A navigation that would dynamically reorganize itself based on a user’s usage, needs and interests.
Its been done before!
If you had ever used office back in the early 2000s you probably ran into Microsoft’s attempt to do just this. They called it “adaptive menus” and it hid items you didn’t use with an option to expand the full menu.
Microsoft’s Adaptive Menus in Office 2000
These menus were widely regarded as a terrible idea. From a techrepublic article on the subject
You can't blame Microsoft for trying, but nobody liked or wanted the "personalized" menus. These menus remembered what you used and displayed only the commands you used frequently. Unfortunately, they generated a lot of nuisance support calls because users couldn't find the menu commands they needed. These menus probably looked good on paper, but they were annoying in practice.
Some pitfalls & solutions
So there are obviously some issues with a dynamic or adaptive navigation. I do believe there is a way through the issues with this concept but that doesn’t mean there aren’t issues!
Here are a few problems I could think of off the top of my head, it’s by no means exhaustive!
Diverging and inconsistent user experiences
Because most user experiences are on super-personal devices like phones these days, a lot of the issues with having a user-specific interface are eliminated (on mobile anyway). Desktops could still benefit but need to have a bit more of a measured approach.
Difficult support and troubleshooting (see Microsoft example above)
The best solution to difficult support is to not need it. When is the last time somebody needed help using the Amazon menu system?
When dealing with more complicated systems it would be useful to segment a fixed amount of important navigation items to always be present while other more job-specific features are dynamic.
Marketing or business needs sublimated to user needs
This is a tricky one. Businesses tend to want to promote what they think is important/useful even if it conflicts with user needs and desires (eg: Try our new video streaming service, promotion, product category, etc).
There would have to be a way to weight promotional and business priorities higher where they would be sticky until the users interest in it waned enough for it to fall off the navigation again.
Actionable user navigation analytics difficult to aggregate
Because every user would have a slightly different navigation and structure it would effect how they are tracked throughout their app or website journey.

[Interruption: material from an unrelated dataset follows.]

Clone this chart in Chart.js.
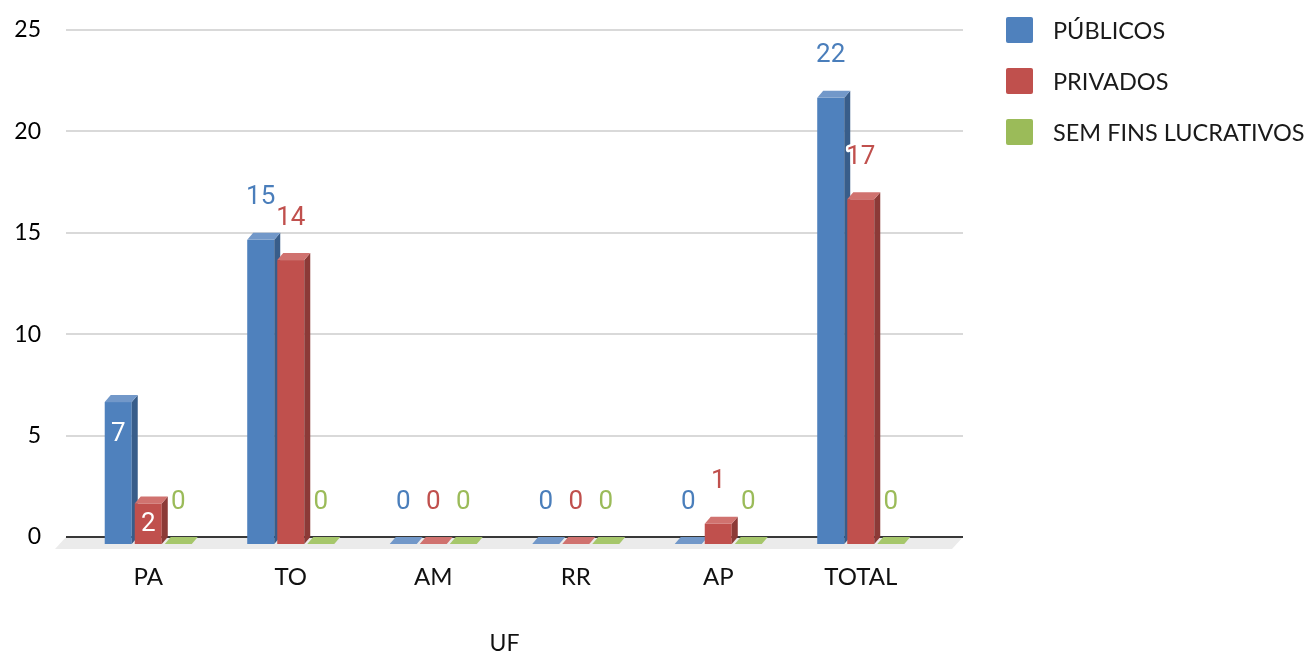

Users would need to be segmented into needs classes rather than by their navigation structures or features.
User confusion as the navigation changes over time
This may be one of the hardest challenges to overcome. Users generally don’t like change. The trick would be having the changes be so subtle and seamless that the users never notice its changing.
Some assumptions where a dynamic navigation could work
User is always logged in
Device isn’t shared and is already deeply personalized.
User needs quick and easy access to a limited set of functions that they use every time they interact with the app
So where is this useful?
I think because the days of huge navigational structures are long gone (at least in most consumer-facing apps), in favor of simple top-level navigation structures and search this concept probably is best implemented as an addition to, not a replacement for the main navigation.